Movies focused on gambling seem to have a formula. A scrappy underdog wins a big pot and their life is changed forever. It doesn’t seem to even matter what game they’re playing. This is the biggest problem with Jake Johnson and Joe Swanberg’s “Win it All.” You’ll see the winning hand before it’s even dealt.   

That’s not to say “Win It All” is lacking in charm. Johnson plays an affable loser with a compulsive gambling problem. During the day, he’s a parking lot attendant outside Wrigley, getting paid cash under the table. Every night, he blows that cash in backroom, speakeasy poker games. His call to adventure comes in the form of a mob debt collector facing a prison sentence. The collector has a bag he needs stored. A bag he’s willing to pay ten grand to keep watch over. Johnson quickly finds out the bag is packed with stacks of cash. As expected, this is a lot like leaving your stash of pure Colombian blow with a class A junkie.
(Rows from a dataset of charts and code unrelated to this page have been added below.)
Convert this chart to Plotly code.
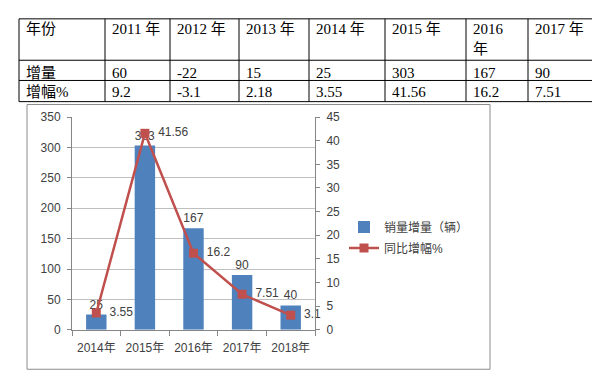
import plotly.graph_objects as go

# Table data
table_header = ["年份", "2011 年", "2012 年", "2013 年", "2014 年", "2015 年", "2016<br>年", "2017 年"]
table_row_increase = ["增量", "60", "-22", "15", "25", "303", "167", "90"]
table_row_growth = ["增幅%", "9.2", "-3.1", "2.18", "3.55", "41.56", "16.2", "7.51"]

# Chart data
years = ["2014年", "2015年", "2016年", "2017年", "2018年"]
sales_increase = [25, 303, 167, 90, 40]
growth_pct = [3.55, 41.56, 16.2, 7.51, 3.1]

W, H = 600, 375
def px_x(v):
    return v / W
def px_y(v):
    return 1 - v / H

serif = "Liberation Serif, Noto Sans CJK SC, serif"
sans = "Liberation Sans, Noto Sans CJK SC, sans-serif"
txt = "#404040"

fig = go.Figure()

# ---- table (grid lines + cell texts) ----
col_edges = [11, 97, 162, 231, 301, 377, 458, 520, 592]
row_edges = [4, 47, 68, 90]
for xe in col_edges:
    fig.add_shape(type="line", xref="paper", yref="paper",
                  x0=px_x(xe), x1=px_x(xe), y0=px_y(row_edges[0]), y1=px_y(row_edges[-1]),
                  line=dict(color="black", width=1))
for ye in row_edges:
    fig.add_shape(type="line", xref="paper", yref="paper",
                  x0=px_x(col_edges[0]), x1=px_x(col_edges[-1]), y0=px_y(ye), y1=px_y(ye),
                  line=dict(color="black", width=1))

rows = [table_header, table_row_increase, table_row_growth]
row_centers = [15, 60, 80.5]
for r, row in enumerate(rows):
    for c, val in enumerate(row):
        yc = row_centers[r]
        if r == 0 and "<br>" in val:
            yc = row_centers[r] + 9.5
        fig.add_annotation(xref="paper", yref="paper",
                           x=px_x(col_edges[c] + 5), y=px_y(yc),
                           xanchor="left", yanchor="middle", align="left",
                           text=val, showarrow=False,
                           font=dict(family=serif, size=15, color="black"))

# ---- chart ----
fig.add_trace(go.Bar(
    x=years, y=sales_increase, name="销量增量（辆）",
    marker=dict(color="#4F81BD", line=dict(width=0)),
    width=0.42,
    text=[str(v) for v in sales_increase], textposition="outside",
    textfont=dict(family=sans, size=12, color=txt),
    cliponaxis=False, legendgroup="a",
))
fig.add_trace(go.Scatter(
    x=years, y=growth_pct, name="同比增幅%", yaxis="y2",
    mode="lines+markers+text",
    line=dict(color="#C0504D", width=2.5),
    marker=dict(symbol="square", size=9, color="#C0504D"),
    text=["  " + str(v) for v in growth_pct], textposition="middle right",
    textfont=dict(family=sans, size=12, color=txt),
    cliponaxis=False, legendgroup="b",
))

# chart frame
fig.add_shape(type="rect", xref="paper", yref="paper",
              x0=px_x(19), x1=px_x(482), y0=px_y(368), y1=px_y(93),
              line=dict(color="#8C8C8C", width=1), layer="below")

fig.update_layout(
    width=W, height=H,
    margin=dict(l=0, r=0, t=0, b=0),
    paper_bgcolor="white", plot_bgcolor="white",
    font=dict(family=sans, size=12, color=txt),
    showlegend=True,
    legend=dict(x=px_x(336), y=px_y(231), xanchor="left", yanchor="middle",
                bgcolor="rgba(0,0,0,0)", font=dict(family=sans, size=12, color=txt),
                tracegroupgap=2),
    xaxis=dict(domain=[px_x(64), px_x(307)], type="category",
               showline=True, linecolor="#868686", linewidth=1,
               ticks="outside", tickson="boundaries", ticklen=5, tickcolor="#868686",
               ticklabelstandoff=7,
               showgrid=False, tickfont=dict(size=12, color=txt)),
    yaxis=dict(domain=[px_y(327), px_y(106)], range=[0, 350], dtick=50,
               showline=True, linecolor="#868686", linewidth=1,
               ticks="outside", ticklen=4, tickcolor="#868686",
               ticklabelstandoff=4,
               showgrid=True, gridcolor="#BFBFBF", gridwidth=1, zeroline=False,
               tickfont=dict(size=12, color=txt)),
    yaxis2=dict(overlaying="y", side="right", range=[0, 45], dtick=5,
                showline=True, linecolor="#868686", linewidth=1,
                ticks="outside", ticklen=4, tickcolor="#868686",
                ticklabelstandoff=4,
                showgrid=False, zeroline=False,
                tickfont=dict(size=12, color=txt)),
)

fig.write_html("out.html")
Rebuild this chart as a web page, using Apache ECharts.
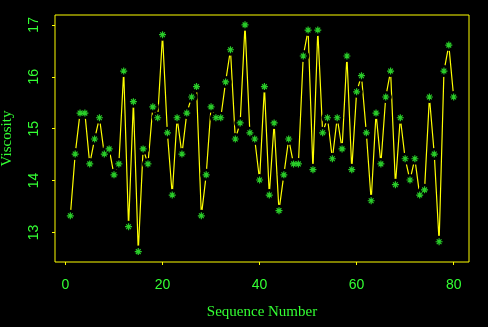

Johnson has a decent set of comedic chops. The spectrum of his performance swings between angry exasperation and joyful relief. Johnson is also flanked by two veterans from the sketch comedy world, Keegan Michael Key and Joe Lo Truglio. I love seeing Key in just about anything, but I doubt he spent more than two days on set for this. Lo Truglio on the other hand landed the meaty role of Johnson’s comedically mundane brother. It’s the kind role he’s expertly played since starring on “The State.” Some of the funniest scenes revolve around Johnson and the lesser known supporting cast. Steve Berg, who absolutely kills on Idiotsitter, Arthur Agee, of Hoop Dreams fame, and newcomer Nicky Excitement do yeoman’s work as Johnson’s dimwitted pals. Aislinn Derbez does a fine job as the obligatory love interest. At times, her story felt shoehorned in, but she does her best with what she’s given.

The movie has a grittier look, both in film quality and setting. The digital cinematography gives it a little bit of a student film feel, but it matches the general aesthetic of the film. The Chicago locations all look a little rundown. It isn’t all highrises and shots of the Sears Tower (or whatever they’re calling it now.) We mostly see blue collar neighborhoods that could easily pass for anywhere someone might work in a factory. The most distinctly Chicago thing in the whole movie is seeing people happily throwing back Old Styles.

Overall, it’s a decent flick. A little formulaic, but that comes with the genre. Count this as another success for Swanberg. After directing episodes of “Love” and “Easy,” he’s put together a decent string of collaborations with Netflix.  One reason the script Johnson helped penned works is that it forgoes the normal trope of cartoonish villains. It was nice to not see an inarticulate clone of Malkovich’s character from “Rounders.” Johnson’s greatest adversaries are his own stupidity and willingness to succumb to addiction. The emotional stakes are a little lower, but it still rakes in a nice pot in the end.